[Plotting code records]
^^^^^^^^^^^^^^^^

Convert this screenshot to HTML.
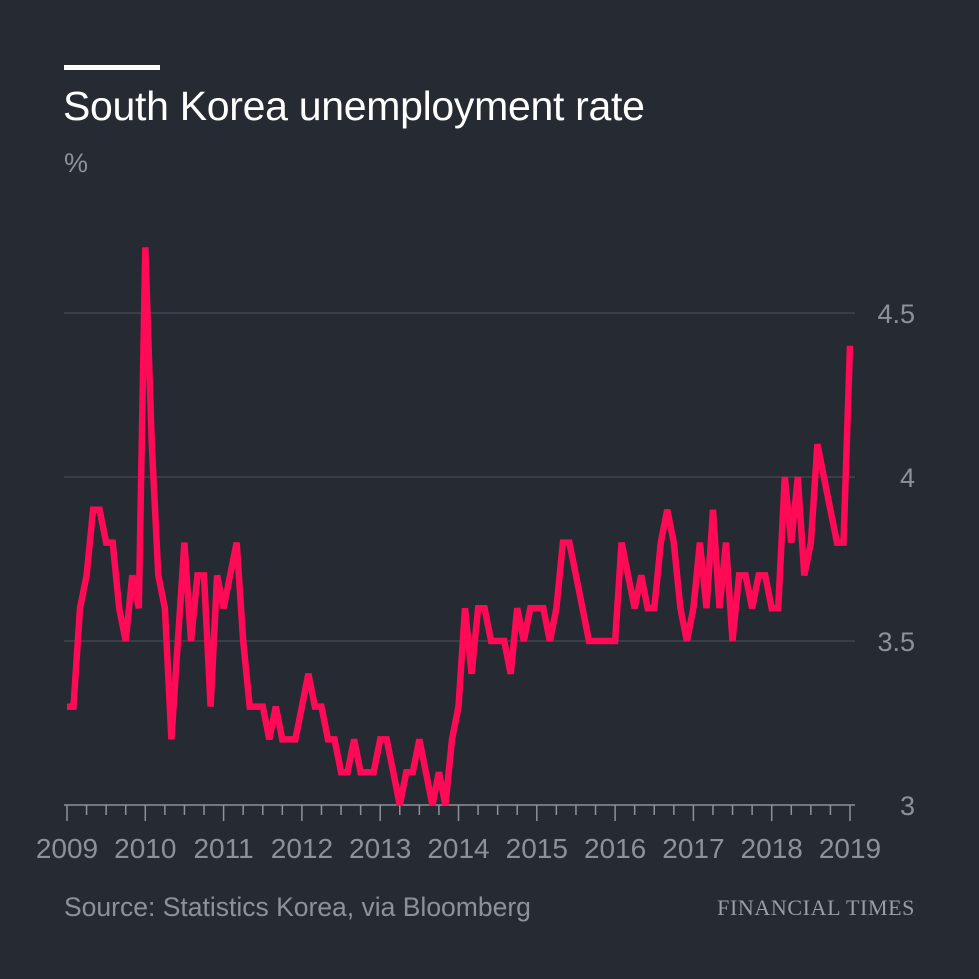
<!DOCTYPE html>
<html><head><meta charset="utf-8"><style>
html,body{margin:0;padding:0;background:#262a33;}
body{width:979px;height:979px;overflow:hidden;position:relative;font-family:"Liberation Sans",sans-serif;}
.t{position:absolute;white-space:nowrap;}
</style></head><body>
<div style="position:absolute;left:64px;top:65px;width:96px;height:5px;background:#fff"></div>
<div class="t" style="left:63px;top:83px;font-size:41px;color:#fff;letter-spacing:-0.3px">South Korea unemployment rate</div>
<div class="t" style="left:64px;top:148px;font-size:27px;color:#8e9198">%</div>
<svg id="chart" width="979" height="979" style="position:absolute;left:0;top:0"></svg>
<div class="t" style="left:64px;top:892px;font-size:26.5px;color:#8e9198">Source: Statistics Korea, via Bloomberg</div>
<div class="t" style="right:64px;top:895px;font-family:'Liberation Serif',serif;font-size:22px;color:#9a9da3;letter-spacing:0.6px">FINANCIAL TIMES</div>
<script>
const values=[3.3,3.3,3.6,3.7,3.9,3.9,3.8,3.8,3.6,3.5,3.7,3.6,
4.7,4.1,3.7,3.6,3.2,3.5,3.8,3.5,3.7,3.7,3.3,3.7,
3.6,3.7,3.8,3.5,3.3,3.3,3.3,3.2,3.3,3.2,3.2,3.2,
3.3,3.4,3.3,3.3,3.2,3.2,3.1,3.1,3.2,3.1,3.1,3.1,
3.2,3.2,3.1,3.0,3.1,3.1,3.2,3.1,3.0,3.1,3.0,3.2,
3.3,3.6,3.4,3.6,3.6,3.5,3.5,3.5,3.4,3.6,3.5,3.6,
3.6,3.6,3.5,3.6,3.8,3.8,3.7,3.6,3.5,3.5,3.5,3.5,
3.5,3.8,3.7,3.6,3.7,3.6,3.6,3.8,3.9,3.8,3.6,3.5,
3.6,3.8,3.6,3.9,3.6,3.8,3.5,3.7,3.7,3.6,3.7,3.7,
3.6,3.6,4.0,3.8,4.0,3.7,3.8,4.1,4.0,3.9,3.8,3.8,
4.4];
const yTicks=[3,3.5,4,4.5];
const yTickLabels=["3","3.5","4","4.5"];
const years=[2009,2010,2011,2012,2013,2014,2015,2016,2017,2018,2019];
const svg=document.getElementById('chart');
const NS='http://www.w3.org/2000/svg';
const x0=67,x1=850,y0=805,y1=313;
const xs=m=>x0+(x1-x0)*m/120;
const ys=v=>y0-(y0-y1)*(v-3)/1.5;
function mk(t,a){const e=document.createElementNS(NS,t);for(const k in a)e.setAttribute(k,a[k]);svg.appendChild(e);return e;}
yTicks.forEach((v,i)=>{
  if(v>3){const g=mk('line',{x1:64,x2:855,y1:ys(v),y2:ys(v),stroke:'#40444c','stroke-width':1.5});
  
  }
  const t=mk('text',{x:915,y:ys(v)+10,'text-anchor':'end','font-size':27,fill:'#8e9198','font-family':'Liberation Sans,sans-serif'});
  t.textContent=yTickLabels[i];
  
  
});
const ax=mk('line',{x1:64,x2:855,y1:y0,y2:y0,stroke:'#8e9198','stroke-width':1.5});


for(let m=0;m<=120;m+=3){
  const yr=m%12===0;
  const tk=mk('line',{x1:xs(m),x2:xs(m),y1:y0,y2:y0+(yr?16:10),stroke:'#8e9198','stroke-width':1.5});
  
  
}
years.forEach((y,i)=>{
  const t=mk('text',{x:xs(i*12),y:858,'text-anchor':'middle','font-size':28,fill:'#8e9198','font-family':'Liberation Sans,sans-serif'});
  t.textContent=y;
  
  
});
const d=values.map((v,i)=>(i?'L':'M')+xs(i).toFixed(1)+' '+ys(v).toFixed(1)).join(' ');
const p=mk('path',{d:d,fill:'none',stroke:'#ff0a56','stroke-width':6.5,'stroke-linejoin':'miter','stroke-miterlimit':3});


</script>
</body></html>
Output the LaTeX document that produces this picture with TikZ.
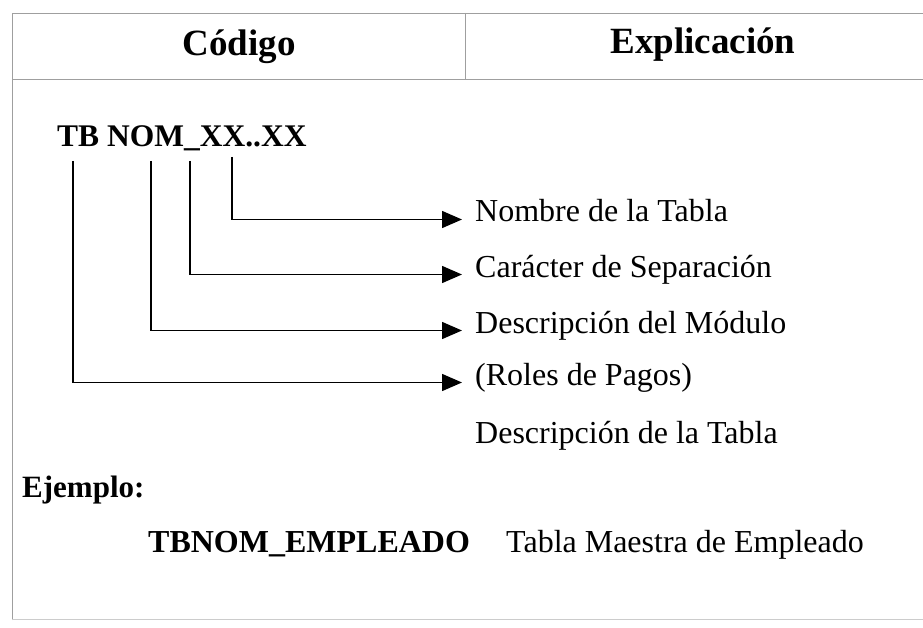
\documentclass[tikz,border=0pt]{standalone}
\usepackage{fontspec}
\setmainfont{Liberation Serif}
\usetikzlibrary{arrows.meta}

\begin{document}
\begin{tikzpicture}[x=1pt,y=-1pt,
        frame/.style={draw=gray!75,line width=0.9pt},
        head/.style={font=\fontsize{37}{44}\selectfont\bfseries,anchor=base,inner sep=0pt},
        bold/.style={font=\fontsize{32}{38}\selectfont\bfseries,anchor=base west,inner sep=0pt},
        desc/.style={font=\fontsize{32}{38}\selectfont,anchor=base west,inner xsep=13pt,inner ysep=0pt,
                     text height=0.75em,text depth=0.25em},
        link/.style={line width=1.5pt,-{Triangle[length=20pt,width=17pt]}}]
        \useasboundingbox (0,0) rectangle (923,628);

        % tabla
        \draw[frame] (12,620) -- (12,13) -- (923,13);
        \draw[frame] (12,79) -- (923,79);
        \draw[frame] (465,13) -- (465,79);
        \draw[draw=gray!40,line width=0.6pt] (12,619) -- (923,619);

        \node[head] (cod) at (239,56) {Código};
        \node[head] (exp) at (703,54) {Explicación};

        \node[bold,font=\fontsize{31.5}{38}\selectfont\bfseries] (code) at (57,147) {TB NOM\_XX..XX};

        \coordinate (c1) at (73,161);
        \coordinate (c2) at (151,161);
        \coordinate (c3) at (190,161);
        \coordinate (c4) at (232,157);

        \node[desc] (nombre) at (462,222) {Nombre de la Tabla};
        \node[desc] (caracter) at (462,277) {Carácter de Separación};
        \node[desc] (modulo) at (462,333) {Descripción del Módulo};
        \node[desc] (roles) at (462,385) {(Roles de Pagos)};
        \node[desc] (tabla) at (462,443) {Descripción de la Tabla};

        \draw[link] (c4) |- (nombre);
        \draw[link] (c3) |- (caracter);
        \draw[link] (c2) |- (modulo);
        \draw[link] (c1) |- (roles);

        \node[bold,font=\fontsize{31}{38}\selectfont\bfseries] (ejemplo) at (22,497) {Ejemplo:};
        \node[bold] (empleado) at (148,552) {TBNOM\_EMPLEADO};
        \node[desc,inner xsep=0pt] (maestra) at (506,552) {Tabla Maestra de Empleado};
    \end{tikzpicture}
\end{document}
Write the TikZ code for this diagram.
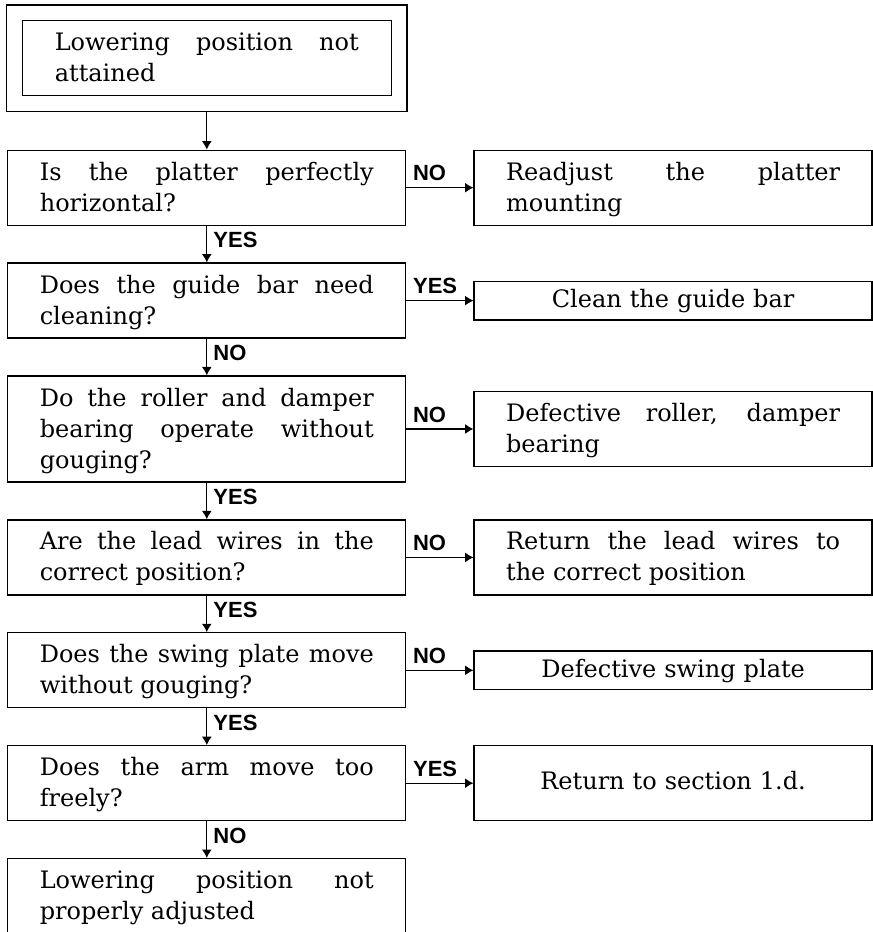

^^^^^^^^^^^^^^^^

Go through the lines above. Select every one that has the string "this".

Convert this screenshot to HTML.
Output the LaTeX document that produces this picture with TikZ.
Write the TikZ code for this diagram.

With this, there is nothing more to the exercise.